Researches also examined the years of life lost in each area - a calculation arrived at by assuming that each resident should live to be 75 years old (the statewide life expectancy is 78), and then subtracting the average death age. Viewed this way, there are 10 communities where homicides are the single largest cause of lost years of life - robbing neighborhoods of productive years. In Madison and East End, on the city's east side, homicides account for 22 percent of all of the years lost to death in the neighborhood. In Westport, homicides represent 18 percent of the years of life lost, and in Cherry Hill it was 17 percent.

"You can really see why we are treating homicides as a public health issue," Sharfstein said. In other areas such as Seton Hill and Reservoir Hill, HIV/AIDS is either the highest or near the highest cause of potential lost years. Such information, Sharfstein said, will be critical in looking for grant funding.

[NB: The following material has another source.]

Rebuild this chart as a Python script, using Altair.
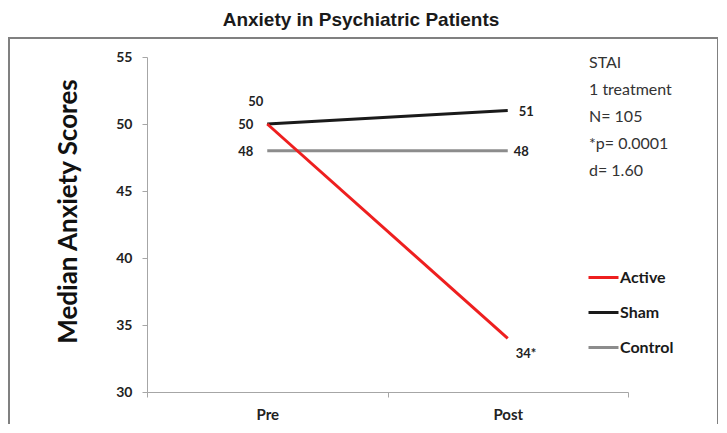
import altair as alt
import pandas as pd

# ---- data ----
phases = ["Pre", "Post"]
series = ["Active", "Sham", "Control"]
active = [50, 34]
sham = [50, 51]
control = [48, 48]
colors = ["#ee1f1f", "#1a1a1a", "#8c8c8c"]

label_series = ["Sham", "Active", "Control", "Sham", "Control", "Active"]
label_phase = ["Pre", "Pre", "Pre", "Post", "Post", "Post"]
label_text = ["50", "50", "48", "51", "48", "34*"]

notes = ["STAI", "1 treatment", "N= 105", "*p= 0.0001", "d= 1.60"]
chart_title = "Anxiety in Psychiatric Patients"
y_title = "Median Anxiety Scores"
y_ticks = [30, 35, 40, 45, 50, 55]

values = {"Active": active, "Sham": sham, "Control": control}
rows = []
for s in series:
    for p, v in zip(phases, values[s]):
        rows.append({"series": s, "phase": p, "score": v})
df = pd.DataFrame(rows)

lab = pd.DataFrame({
    "series": label_series,
    "phase": label_phase,
    "text": label_text,
})
lab["score"] = [values[s][phases.index(p)] for s, p in zip(label_series, label_phase)]
lab["idx"] = range(len(lab))

W, H = 481, 335
FONT = "Lato"

x_enc = alt.X(
    "phase:N", sort=phases, bandPosition=0.5,
    scale=alt.Scale(type="band", domain=phases, paddingInner=0, paddingOuter=0),
    axis=alt.Axis(title=None, labelAngle=0, tickBand="extent", labelFont=FONT,
                  labelFontSize=15, labelFontWeight="bold", labelColor="#222222",
                  labelPadding=10, tickSize=5, domainColor="#a6a6a6",
                  tickColor="#a6a6a6", grid=False),
)
y_enc = alt.Y(
    "score:Q",
    scale=alt.Scale(domain=[30, 55], nice=False, zero=False),
    axis=alt.Axis(title=y_title, values=y_ticks, labelFont=FONT, labelFontSize=14,
                  labelFontWeight="bold", labelColor="#222222", labelPadding=10,
                  tickSize=5, domainColor="#a6a6a6", tickColor="#a6a6a6", grid=False,
                  titleFont=FONT, titleFontSize=26, titleFontWeight="bold",
                  titleColor="#111111", titleAngle=-90, titleX=-79, titleY=154,
                  titleAlign="center", titleBaseline="middle"),
)
color_enc = alt.Color(
    "series:N",
    scale=alt.Scale(domain=series, range=colors),
    legend=alt.Legend(title=None, orient="none", legendX=440, legendY=204,
                      symbolType="stroke", symbolSize=900, symbolStrokeWidth=3,
                      labelFont=FONT, labelFontSize=16, labelFontWeight="bold",
                      labelColor="#1a1a1a", labelOffset=0, rowPadding=10, padding=0),
)

base = alt.Chart(df)
line_layers = [
    base.transform_filter(alt.datum.series == s)
    .mark_line(strokeWidth=3)
    .encode(x=x_enc, y=y_enc, color=color_enc)
    for s in ["Control", "Sham", "Active"]
]

label_styles = [
    ("right", -4, -22),
    ("right", -14, 1),
    ("right", -14, 1),
    ("left", 11, 1),
    ("left", 6, 1),
    ("left", 8, 16),
]
label_layers = []
for i, (al, dx, dy) in enumerate(label_styles):
    label_layers.append(
        alt.Chart(lab).transform_filter(alt.datum.idx == i)
        .mark_text(align=al, baseline="middle", dx=dx, dy=dy, font=FONT,
                   fontSize=13, fontWeight="bold", color="#222222")
        .encode(x=alt.X("phase:N", sort=phases, bandPosition=0.5,
                        scale=alt.Scale(type="band", domain=phases,
                                        paddingInner=0, paddingOuter=0)),
                y=alt.Y("score:Q"), text="text:N")
    )

one = pd.DataFrame({"a": [0]})
border = alt.Chart(one).mark_rect(filled=False, stroke="#808080", strokeWidth=2).encode(
    x=alt.value(-138), x2=alt.value(571), y=alt.value(-19), y2=alt.value(440)
)
title = alt.Chart(one).mark_text(
    text=chart_title, font="Liberation Sans", fontSize=19, fontWeight="bold",
    color="#1a1a1a", align="center", baseline="middle"
).encode(x=alt.value(214), y=alt.value(-37))
note = alt.Chart(one).mark_text(
    text=notes, font=FONT, fontSize=16, color="#333333", align="left",
    baseline="middle", lineHeight=27
).encode(x=alt.value(442), y=alt.value(6))

chart = alt.layer(border, title, note, *line_layers, *label_layers).properties(
    width=W, height=H,
    autosize=alt.AutoSizeParams(type="none"),
    padding={"left": 139, "top": 49, "right": 90, "bottom": 32},
).configure_view(stroke=None)

chart.save("out.html", embed_options={"renderer": "svg", "actions": False})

Sharfstein was quick to note that the neighborhood studies represent what he called a "snapshot" and do not reflect progress made in neighborhoods over time, including this year's drop in homicides.

Hollins Market, listed as part of an area with the lowest life expectancy in the city, has benefited in the past two years from more police attention and development. Yesterday, the sounds of saws buzzed from an alley where developers are rehabbing former crack houses to create units of low-income housing. A new Vietnamese fusion restaurant called Pho draws residents from all over the city.

But the residents weren't surprised to learn that their neighborhood had one of the lowest life expectancies. "I'd say there are a lot of unhealthy people here," said Jimmie Pearson. "Its drug-infested. Its rodent-infested. It is trashy."

Diana Cummings, 58, a former drug addict, complained that her tap water is brown and rats boldly gobble up food she puts out for her dog. She said she's clean now, but that she still likes to have her beer. A bottle was half-empty on the ground near her.

About 1 p.m. yesterday, Pamela Michelle Scott, 37, had just finished her monthly shopping to purchase 30 days' worth of meat from Hollins Market. She goes to the nearby Giant to buy canned vegetables. She's reared five healthy children and said that she made good use of the free clinics and food banks.

"They've given us what we need," she said. But others with fractured families don't always take advantage of those resources.

Across town in Roland Park, many residents going in and out of the Eddies supermarket didn't have time, or desire, to talk about the city's health problems. Jane Davis was shopping at Eddies of Roland Park and said she was not surprised by the disparity. She declined to give her age but said she's in the Social Security collection years and explained that she has a condo in Guilford, a neighborhood where residents have the second-longest life expectancy. However, she said she spends most of time at her West Virginia cabin, where she likes to hike.